Leading European supermarket chains including Aldi, Asda, Sainsbury, Co-op, and Tesco, say they will boycott Brazilian agricultural exports if a new land reform bill passes. It would relax rules around deforestation, further encroaching on the fragile Amazon rainforest.
In an open letter from the Retail Soy Group, the supermarket chains urged Brazil’s National Congress to reconsider the legislation. It points to the recurring fires, loss of wildlife habitat, and the role the Amazon plays in curbing climate change.
“It is therefore extremely concerning to see that the same measure we responded to last year is being put forward again as the legislative proposal with potentially even greater threats to the Amazon than before,” the letter said.
“However, if this or other measures that undermine these existing protections become law, we will have no choice but to reconsider our support and use of the Brazilian agricultural commodity supply chain,” the letter warned.
The companies say they’re eager to support sustainable land management in Brazil, but it must be done with Indigenous rights and sustainability in mind.
Cathryn Higgs, head of food policy at the Co-op, said: “The Amazon faces a new threat with legislation that undermines the credibility of environmental protections.
“Its rainforest is essential to planetary health and it’s imperative the proposed legislation isn’t given any airtime by the Brazilian government.

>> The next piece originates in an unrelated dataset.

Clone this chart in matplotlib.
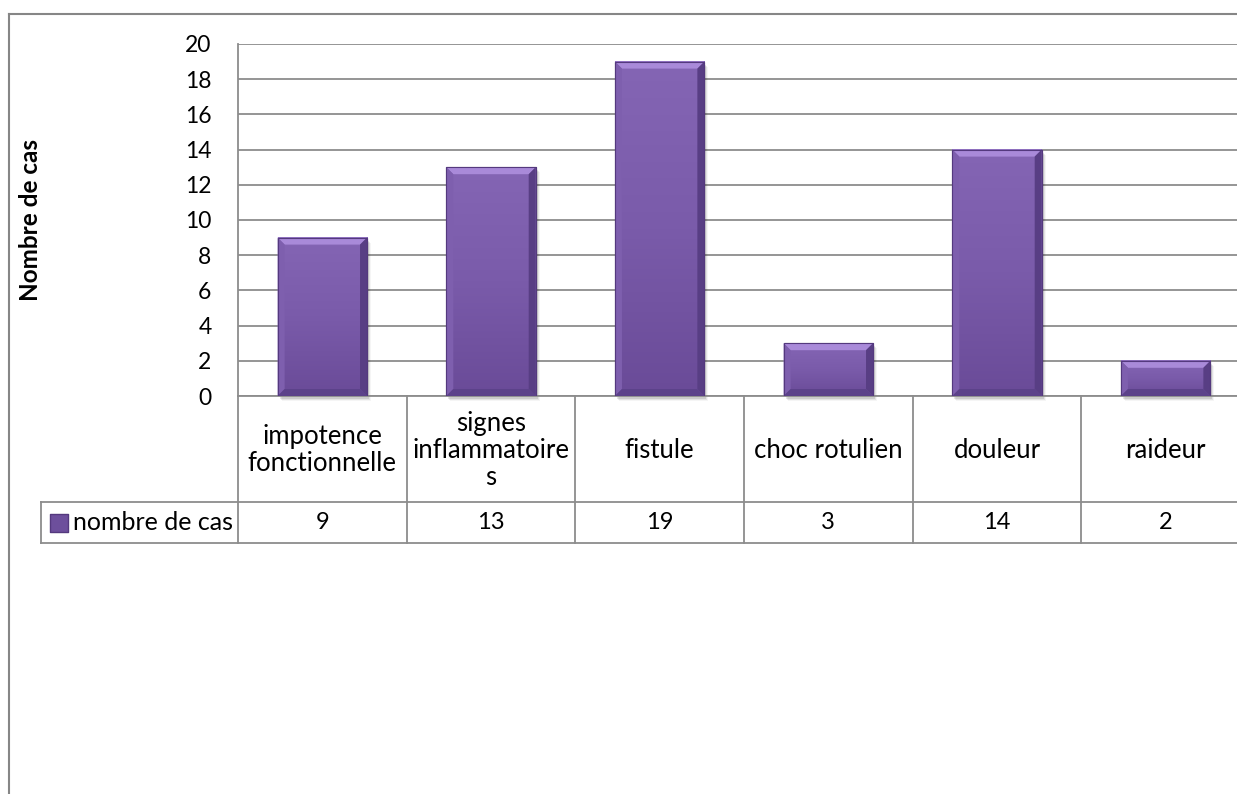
import matplotlib
matplotlib.use('Agg')
import matplotlib.pyplot as plt
import numpy as np
from matplotlib.colors import LinearSegmentedColormap
from matplotlib.patches import Polygon, Rectangle

categories = ['impotence\nfonctionnelle', 'signes\ninflammatoire\ns', 'fistule',
              'choc rotulien', 'douleur', 'raideur']
values = [9, 13, 19, 3, 14, 2]
series_name = 'nombre de cas'
y_label = 'Nombre de cas'
y_ticks = list(range(0, 21, 2))

plt.rcParams['font.family'] = ['Lato', 'DejaVu Sans']
FS_NUM = 16.5
FS_TXT = 18.5
GRID = '#8c8c8c'

W, H = 1237, 794
fig = plt.figure(figsize=(W / 100, H / 100), dpi=100)

# plot area in pixels (left, top, right, bottom)
L, T, R, B = 238, 44, 1250, 396
ax = fig.add_axes([L / W, 1 - B / H, (R - L) / W, (B - T) / H])


def ax_x(px):
    return (px - L) / (R - L)


def ax_y(py):
    return (B - py) / (B - T)


n = len(values)
x = np.arange(n)

# outer chart border
fig.add_artist(plt.Line2D([9 / W, 9 / W], [0, 1 - 14 / H], color='#868686', lw=1.5,
                          transform=fig.transFigure))
fig.add_artist(plt.Line2D([9 / W, 1], [1 - 14 / H, 1 - 14 / H], color='#868686', lw=1.5,
                          transform=fig.transFigure))

ax.set_yticks(y_ticks)
ax.set_yticklabels([str(t) for t in y_ticks], fontsize=FS_NUM)
ax.tick_params(axis='y', length=0, pad=19)
ax.set_xticks([])
ax.grid(axis='y', color=GRID, lw=1.3)
ax.set_axisbelow(True)
for s in ['top', 'right']:
    ax.spines[s].set_visible(False)
ax.spines['left'].set_color(GRID)
ax.spines['left'].set_linewidth(1.3)
ax.spines['bottom'].set_color(GRID)
ax.spines['bottom'].set_linewidth(1.3)
ax.set_ylabel(y_label, fontsize=17.5, fontweight='bold', labelpad=0)
ax.yaxis.set_label_coords(ax_x(42), 0.5)

bar_w = 0.53
bars = ax.bar(x, values, width=bar_w, color='#7657a5', edgecolor='#54397e', lw=0.8, zorder=3)

# pixel -> data conversion for bevel size
px_x = 1 / ((R - L) / n)
px_y = 20 / (B - T)
bx, by = 7 * px_x, 7 * px_y
body = LinearSegmentedColormap.from_list('body', ['#6a4b98', '#7a5baa', '#8465b4'])
grad = np.linspace(0, 1, 100).reshape(-1, 1)

for b in bars:
    x0, y0 = b.get_x(), b.get_y()
    x1, y1 = x0 + b.get_width(), y0 + b.get_height()
    # soft drop shadow
    for k, a in enumerate([0.10, 0.07, 0.04]):
        ax.add_patch(Rectangle((x0 + (2 + k) * px_x, y0 - (3 + k) * px_y), x1 - x0, y1 - y0,
                               color='black', alpha=a, lw=0, zorder=2, clip_on=False))
    ax.imshow(grad, extent=[x0, x1, y0, y1], aspect='auto', cmap=body, origin='lower',
              zorder=3.5)
    ax.add_patch(Polygon([(x0, y1), (x1, y1), (x1 - bx, y1 - by), (x0 + bx, y1 - by)],
                         color='#a98ad9', lw=0, zorder=4))
    ax.add_patch(Polygon([(x0, y0), (x0, y1), (x0 + bx, y1 - by), (x0 + bx, y0 + by)],
                         color='#7e5fae', lw=0, zorder=4))
    ax.add_patch(Polygon([(x1, y0), (x1, y1), (x1 - bx, y1 - by), (x1 - bx, y0 + by)],
                         color='#583e84', lw=0, zorder=4))
    ax.add_patch(Polygon([(x0, y0), (x1, y0), (x1 - bx, y0 + by), (x0 + bx, y0 + by)],
                         color='#5c428a', lw=0, zorder=4))
    ax.add_patch(Rectangle((x0, y0), x1 - x0, y1 - y0, fill=False, ec='#54397e', lw=0.8,
                           zorder=5))

ax.set_xlim(-0.5, n - 0.5)
ax.set_ylim(0, 20)

# data table under the plot
leg_left = 41
row1, row2 = 502, 543
tline = dict(color=GRID, lw=1.3, transform=ax.transAxes, clip_on=False)
for px in [L + j * (R - L) / n for j in range(n + 1)]:
    ax.plot([ax_x(px)] * 2, [ax_y(B), ax_y(row2)], **tline)
for py in [row1, row2]:
    ax.plot([ax_x(leg_left), 1], [ax_y(py)] * 2, **tline)
ax.plot([ax_x(leg_left)] * 2, [ax_y(row1), ax_y(row2)], **tline)

xt = ax.get_xaxis_transform()
for j, cat in enumerate(categories):
    ax.text(j, ax_y(450), cat, ha='center', va='center', fontsize=FS_TXT,
            linespacing=1.1, transform=xt, clip_on=False)
    ax.text(j, ax_y((row1 + row2) / 2), str(values[j]), ha='center', va='center',
            fontsize=FS_NUM + 0.5, transform=xt, clip_on=False)
ax.text(ax_x(73), ax_y((row1 + row2) / 2), series_name, ha='left', va='center',
        fontsize=FS_TXT - 0.5, transform=ax.transAxes, clip_on=False)

# legend key in the table
ax.scatter([ax_x(59)], [ax_y((row1 + row2) / 2)], marker='s', s=150,
           color='#6d4f9c', edgecolor='#54397e', transform=ax.transAxes, clip_on=False,
           zorder=6)

fig.savefig('out.png', dpi=100)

“We are joining forces with environmentally and socially responsible organisations to oppose the measures being put forward. If these new laws are brought in, we will have no choice but to reconsider our support and use of the Brazilian agricultural commodity supply chain.”
Mike Barrett, executive director of science and conservation at WWF-UK, added: “We cannot fight the climate crisis without the Amazon, yet its future hangs in the balance as deforestation pushes it closer to the point of collapse.
“If passed, this vote in the Brazilian Congress will fuel further destruction and place greater risk on the lives of the people and wildlife who call it home.
“As global efforts to protect the Amazon threaten to be undermined, it’s encouraging to see major businesses sounding the alarm.”
Dwindling Protection for the World’s Largest Rainforest
Brazil’s president Jair Bolsonaro has come under fire for reversing protections for the Amazon. A recent appeal to the Hague urged that he be tried for ecocide for his failure to protect Indigenous communities that call the forest home. A recent lawsuit filed by 11 Indigenous groups accused French supermarket chain Casino of buying beef linked to deforestation of the Amazon.
“With this lawsuit, we seek to hold the company accountable for the consequences of these impacts and to bring some relief to the reality confronted by our indigenous peoples on their lands,” Luiz Eloy Terena, a leader of Brazil’s Terena people, said in a statement.
2020 was the worst year for Amazon deforestation in a decade, according to the Brazilian Amazon Deforestation Monitoring Program. Last year saw more a loss of more than 4,000 square miles of forest, an increase of 47 percent over 2018, and nine percent over 2019.